Our heads are down, our virtual blinkers on. We’re using our phones for 2 hours a day to access the internet. At this rate, we’ll rapidly evolve a new muscular hump to support our neck-bent obsession with live feeds of social, business, wellbeing and environmental data, meaning we’ll miss out on the colourful and diverse world around us. But this doesn’t have to be our future…

… the time has come for us to lift up our heads. Welcome to ‘Designing Outside the Box’.

This series of articles will seek to understand the challenges and opportunities ahead as we digitally augment and modify human experience, and consider the decisions we need to make, to use technology to enrich our lives, and deepen our connections to the people and places around us.

Cops in Cars

Before we go back to the future, let’s take a moment to learn from the past.

In the 1970s, when Professor Ostrom was commissioned by the Chicago Police Department to explain why the crime rate had increased, she found it was down to their shiny new black and white boxes: their new patrol cars. Whilst the cars no doubt drove up the officers’ intake of Twinkies and drove down their levels of exercise, it was in fact the social barrier between citizens and police offers that accounted for the increase in crime rate. Police officers were no longer walking the beat, getting the word on the street and building strong relationships with communities. In their patrol cars, officers were arguably working in isolation chambers, now disconnected from citizens and their insights; citizens less than convinced of the officers’ commitment to their wellbeing and safety.

Empathy and Connection

Don’t worry, this isn’t a blog series about dystopian futures of crime and corruption driven by our unrelenting addiction to the digital black boxes in our hands and homes. However, I use this piece of history to remind us to look up more, avoid an endless gaze into the data we’re fed, and not speculate but strive for deeper, digitally enriched experiences with the people and places immediately around us.

In a recent article, design ethicist and magician, Tristan Harris makes a compelling case for the design of “technology that’s on our team to help us live, feel, think and act freely”. And I think we all know he’s onto something, as we compulsively check in to see what’s behind the latest notification buzz or bleep. Tristan argues for a ‘time well spent’ world, and I’m right there with him. It’s time to move on from our decade’s Pavlov dog experiment and reconnect in the real world, but this time with a digital power-up.

Rather than dazzle people with new, even shinier smart devices, serving experiences to draw our attention away from the world, we must strive for digital transformations that deepen our social and spatial connections; more enabled, less distracted users.

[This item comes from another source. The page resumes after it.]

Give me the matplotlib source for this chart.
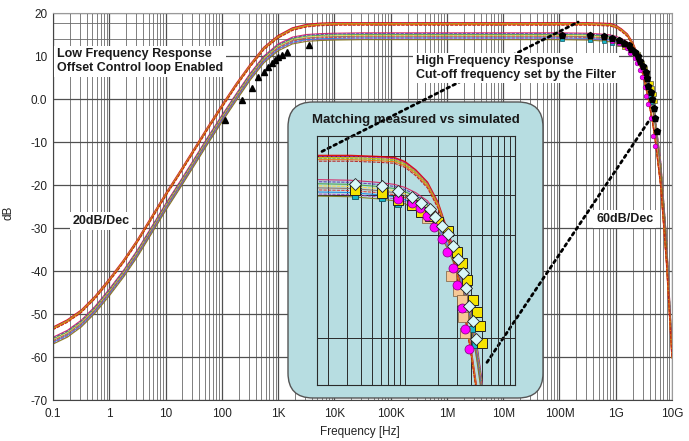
import numpy as np
import matplotlib
matplotlib.use("Agg")
import matplotlib.pyplot as plt
from matplotlib.patches import FancyBboxPatch, ConnectionPatch
from matplotlib.ticker import LogLocator, NullFormatter

plt.rcParams['font.family'] = ['Liberation Sans', 'DejaVu Sans']

#----------------------------------------------------------
# Data
#----------------------------------------------------------
freq_hz = [0.1, 0.18, 0.32, 0.56, 1, 1.8, 3.2, 5.6, 10, 18, 32, 56, 100, 180,
           320, 560, 1e3, 1.8e3, 3.2e3, 5.6e3, 1e4, 3.2e4, 1e5, 1e6, 1e7, 1e8,
           3.2e8, 5.6e8, 8e8, 1e9, 1.25e9, 1.6e9, 2e9, 2.5e9, 2.8e9, 3.2e9,
           3.6e9, 4e9, 4.5e9, 5e9, 6.3e9, 8e9, 1e10]

# simulated curves, upper group (plateau ~17.5 dB)
sim_top_db = [-53.3, -51.6, -49.3, -46.1, -42.1, -37.7, -32.9, -27.7, -22.3,
              -17.1, -11.9, -6.8, -1.7, 3.3, 7.8, 11.8, 14.5, 16.3, 17.1, 17.4,
              17.5, 17.5, 17.5, 17.5, 17.5, 17.5, 17.5, 17.4, 17.3, 16.9, 16.1,
              14.9, 12.9, 9.8, 7.6, 4.6, 1.6, -1.5, -5.2, -9.0, -20.0, -38.0,
              -60.0]

# simulated curves, lower group (plateau ~15 dB)
sim_low_db = [-55.8, -54.2, -51.8, -48.6, -44.6, -40.2, -35.4, -30.2, -24.8,
              -19.6, -14.4, -9.3, -4.2, 0.8, 5.6, 9.6, 12.4, 14.0, 14.6, 14.8,
              14.9, 15.0, 15.0, 15.0, 15.0, 15.0, 14.9, 14.7, 14.5, 14.2, 13.7,
              12.9, 11.6, 9.6, 8.3, 6.6, 4.6, 2.2, -1.0, -4.5, -15.0, -33.0,
              -58.0]

# gain spread of the individual runs inside each group
top_offsets = [0.2, 0.1, 0.0, -0.1, -0.2, -0.35]
low_offsets = [0.4, 0.2, 0.0, -0.2, -0.4, -0.6, -0.8, -1.0, -1.2]
top_colors = ['#e00000', '#9c27b0', '#c8b400', '#7cb342', '#ff6f00', '#b71c1c']
low_colors = ['#d81b60', '#5e35b1', '#43a047', '#fdd835', '#8d6e63',
              '#e53935', '#1e88e5', '#ab47bc', '#827717']

# measured, low frequency (black triangles)
meas_lf_hz = [113, 228, 343, 438, 560, 659, 776, 877, 991, 1170, 1430, 3520]
meas_lf_db = [-4.9, -0.2, 2.5, 5.1, 6.3, 7.5, 8.3, 9.0, 9.8, 10.2, 10.9, 12.6]

# measured, high frequency
meas_a_hz = [1.1e8, 3.5e8, 6.2e8, 8.7e8, 1.15e9, 1.41e9, 1.7e9, 1.86e9, 2.19e9,
             2.45e9, 2.75e9, 3.02e9, 3.39e9, 3.55e9, 3.8e9, 4.17e9, 4.42e9]
meas_a_db = [14.9, 14.9, 14.7, 14.3, 13.7, 13.1, 12.5, 11.7, 10.9, 10.1, 8.9,
             7.6, 6.3, 4.8, 3.1, 1.6, -0.1]
# tail only visible in the main chart (below the inset window)
meas_a_tail_hz = [4.7e9, 5.0e9, 5.4e9]
meas_a_tail_db = [-2.0, -4.5, -7.5]

meas_b_hz = [8.7e8, 1.15e9, 1.38e9, 1.58e9, 1.82e9, 2.19e9, 2.4e9, 2.75e9,
             2.95e9, 3.31e9, 3.5e9, 3.8e9]
meas_b_db = [13.5, 13.1, 12.6, 11.8, 10.8, 9.6, 8.3, 6.8, 5.1, 2.9, 0.8, -1.1]
meas_b_tail_hz = [4.2e9, 4.6e9, 4.9e9]
meas_b_tail_db = [-4.5, -8.5, -11.0]

meas_c_hz = [3.5e8, 6.2e8, 8.7e8, 1.15e9, 1.41e9, 1.7e9, 2.0e9, 2.45e9, 2.95e9,
             3.31e9, 3.63e9, 4.17e9, 4.47e9, 4.79e9, 5.0e9]
meas_c_db = [14.4, 14.1, 13.4, 12.9, 12.2, 11.8, 11.2, 10.4, 8.3, 7.3, 5.6, 3.7,
             2.5, 1.1, -0.5]

meas_d_hz = [1.1e8, 3.5e8, 6.2e8, 8.7e8, 4.1e9, 4.37e9]
meas_d_db = [14.0, 13.8, 13.6, 13.0, 0.8, -0.7]

meas_e_hz = [1.58e9, 2.63e9, 3.02e9, 3.31e9, 3.39e9, 3.5e9]
meas_e_db = [11.6, 6.0, 4.5, 3.7, 2.0, 0.5]

x_ticks = [0.1, 1, 10, 100, 1e3, 1e4, 1e5, 1e6, 1e7, 1e8, 1e9, 1e10]
x_tick_labels = ["0.1", "1", "10", "100", "1K", "10K", "100K", "1M", "10M",
                 "100M", "1G", "10G"]
y_ticks = [-70, -60, -50, -40, -30, -20, -10, 0, 10, 20]
y_tick_labels = ["-70", "-60", "-50", "-40", "-30", "-20", "-10", "0.0", "10",
                 "20"]
y_extra = [13.9, 17.7]
inset_y_ticks = [0, 10, 13.9, 17.7]

BOLD = dict(fontsize=9, fontweight='bold', color='#1a1a1a')


#----------------------------------------------------------
def DrawCurves(ax):

    top = np.array(sim_top_db)
    low = np.array(sim_low_db)

    for i, off in enumerate(low_offsets):
        ls = '-' if i % 2 == 0 else (0, (3, 1))
        ax.plot(freq_hz, low + off, color=low_colors[i], lw=0.8, ls=ls,
                alpha=0.9, zorder=2)

    for i, off in enumerate(top_offsets):
        ls = '-' if i % 2 == 0 else (0, (3, 1))
        lw = 1.2 if i == 0 else 0.8
        ax.plot(freq_hz, top + off, color=top_colors[i], lw=lw, ls=ls,
                alpha=0.9, zorder=2)


#----------------------------------------------------------
def MainAxes(fig):

    ax = fig.add_axes([53 / 689, 41 / 441, 619 / 689, 387 / 441])
    ax.set_xscale('log')
    ax.set_xlim(0.1, 1e10)
    ax.set_ylim(-70, 20)

    ax.set_xticks(x_ticks, x_tick_labels)
    ax.xaxis.set_minor_locator(LogLocator(base=10, subs=range(2, 10), numticks=40))
    ax.xaxis.set_minor_formatter(NullFormatter())
    ax.set_yticks(y_ticks, y_tick_labels)
    ax.set_yticks(y_extra, minor=True)

    ax.grid(which='major', color='#505050', lw=0.9)
    ax.grid(which='minor', color='#6a6a6a', lw=0.6)
    ax.set_axisbelow(True)
    ax.tick_params(which='both', length=0, labelsize=8.5, colors='#222222')
    ax.tick_params(axis='x', pad=6)
    ax.tick_params(axis='y', pad=4)
    for s in ax.spines.values():
        s.set_color('#9a9a9a')
    ax.spines['left'].set_color('#444444')
    ax.spines['bottom'].set_color('#444444')

    ax.set_ylabel('dB', fontsize=8.5, color='#222222')
    ax.yaxis.set_label_coords(-0.062, 0.483)
    ax.set_xlabel('Frequency [Hz]', fontsize=8.5, color='#222222')
    ax.xaxis.set_label_coords(0.496, -0.068)

    DrawCurves(ax)

    ax.plot(meas_lf_hz, meas_lf_db, ls='none', marker='^', ms=4.5,
            color='black', zorder=3)
    ax.plot(meas_d_hz, meas_d_db, ls='none', marker='s', ms=3,
            color='#19b5c9', mec='#0b5560', mew=0.5, zorder=3)
    ax.plot(meas_c_hz, meas_c_db, ls='none', marker='s', ms=3.2,
            color='#f5e400', mec='#333333', mew=0.4, zorder=3)
    ax.plot(meas_b_hz + meas_b_tail_hz, meas_b_db + meas_b_tail_db, ls='none',
            marker='o', ms=3.4, color='#ff00ff', mec='#800080', mew=0.4, zorder=3)
    ax.plot(meas_a_hz + meas_a_tail_hz, meas_a_db + meas_a_tail_db, ls='none',
            marker='p', ms=4.5, color='black', zorder=3)

    bb = dict(facecolor='white', edgecolor='none', pad=2)
    ax.text(0.118, 8.8, "Low Frequency Response\nOffset Control loop Enabled",
            ha='left', va='center', linespacing=1.2, bbox=bb, zorder=6, **BOLD)
    ax.text(2.8e5, 7.2, "High Frequency Response\nCut-off frequency set by the Filter",
            ha='left', va='center', linespacing=1.15, bbox=bb, zorder=6, **BOLD)
    ax.text(0.71, -28.4, "20dB/Dec", ha='center', va='center', bbox=bb,
            zorder=6, **BOLD)
    ax.text(1.45e9, -27.9, "60dB/Dec", ha='center', va='center', bbox=bb,
            zorder=6, **BOLD)

    return ax


#----------------------------------------------------------
def InsetAxes(fig, ax):

    box = FancyBboxPatch((2.88, 0.43), 2.55, 2.96,
                         boxstyle="round,pad=0,rounding_size=0.25",
                         transform=fig.dpi_scale_trans, facecolor='#b7dde1',
                         edgecolor='#555555', lw=1.0, clip_on=False, zorder=4)
    ax.add_artist(box)

    axi = fig.add_axes([317 / 689, 56 / 441, 198 / 689, 249 / 441])
    axi.set_facecolor('none')
    axi.set_xscale('log')
    axi.set_xlim(10 ** 8.2, 1e10)
    axi.set_ylim(-4.6, 19.6)
    axi.set_xticks([1e9])
    axi.xaxis.set_minor_locator(LogLocator(base=10, subs=range(2, 10), numticks=20))
    axi.set_yticks(inset_y_ticks)
    axi.grid(which='both', color='#2a2a2a', lw=0.7)
    axi.set_axisbelow(True)
    axi.tick_params(which='both', length=0, labelbottom=False, labelleft=False)
    for s in axi.spines.values():
        s.set_color('#2a2a2a')
        s.set_linewidth(0.8)

    DrawCurves(axi)

    axi.plot(meas_d_hz, meas_d_db, ls='none', marker='s', ms=5,
             color='#19b5c9', mec='#0b5560', mew=0.6, zorder=3)
    axi.plot(meas_e_hz, meas_e_db, ls='none', marker='s', ms=6.5,
             color='#f7c896', mec='#7a5a3a', mew=0.5, zorder=3)
    axi.plot(meas_c_hz, meas_c_db, ls='none', marker='s', ms=6.5,
             color='#f5e400', mec='#222222', mew=0.7, zorder=3)
    axi.plot(meas_b_hz, meas_b_db, ls='none', marker='o', ms=6.5,
             color='#ff00ff', mec='#7a007a', mew=0.5, zorder=4)
    axi.plot(meas_a_hz, meas_a_db, ls='none', marker='D', ms=6,
             color='#d8f6f8', mec='#222222', mew=0.6, zorder=5)

    fig.text(416 / 689, 1 - 120 / 441, "Matching measured vs simulated",
             ha='center', va='center', fontsize=9.5, fontweight='bold',
             color='#1a1a1a')

    for pa, pb in [((1.76e8, 18.1), (2.15e8, 17.9)),
                   ((5.56e9, -2.4), (3.97e9, -4.9))]:
        con = ConnectionPatch(xyA=pa, coordsA=axi.transData,
                              xyB=pb, coordsB=ax.transData,
                              color='black', lw=2.0, ls=(0, (1, 1.4)),
                              clip_on=False, zorder=5)
        ax.add_artist(con)

    return axi


#----------------------------------------------------------
def main():

    fig = plt.figure(figsize=(6.89, 4.41), dpi=100)
    ax = MainAxes(fig)
    InsetAxes(fig, ax)
    fig.savefig("out.png", dpi=100)


#----------------------------------------------------------
if __name__ == "__main__":
    main()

Perhaps it’s time for a ‘less is more’ approach? Perhaps it’s time for a digital design ethics standard? And quite boldly, perhaps when the conditions are right, it’s even time to start designing out digital, in favour of human roles and capabilities?

So with these questions in mind (and no doubt several more to follow), let’s also ask ourselves:

How can we be more aware of and benefit from the deep data in the world that surrounds us, yet keep our heads high so we don’t miss the world speeding by in our driverless cars?

How can we ensure that digital health records continue to enable holistic and preventative health and wellbeing offers, yet nurture and sustain empathic and authentic relationships between care professionals, the cared for and their loved ones?

How can we layer digital efficiencies into social, retail & cultural services and experiences, yet ensure we sustain the value of real world, human to human interaction?

How can we educate our future generations through personalised digital learning pathways, yet ensure they remain curious, compelled and enabled to experiment with their physical surrounds?

How can we use technology, during design and development, to drive deep empathy with the places and communities we’re designing with and for?

These are my challenges as a designer. These are our challenges as leaders in the digitisation of our world. And these are our opportunities to work with and to create vibrant, human experience.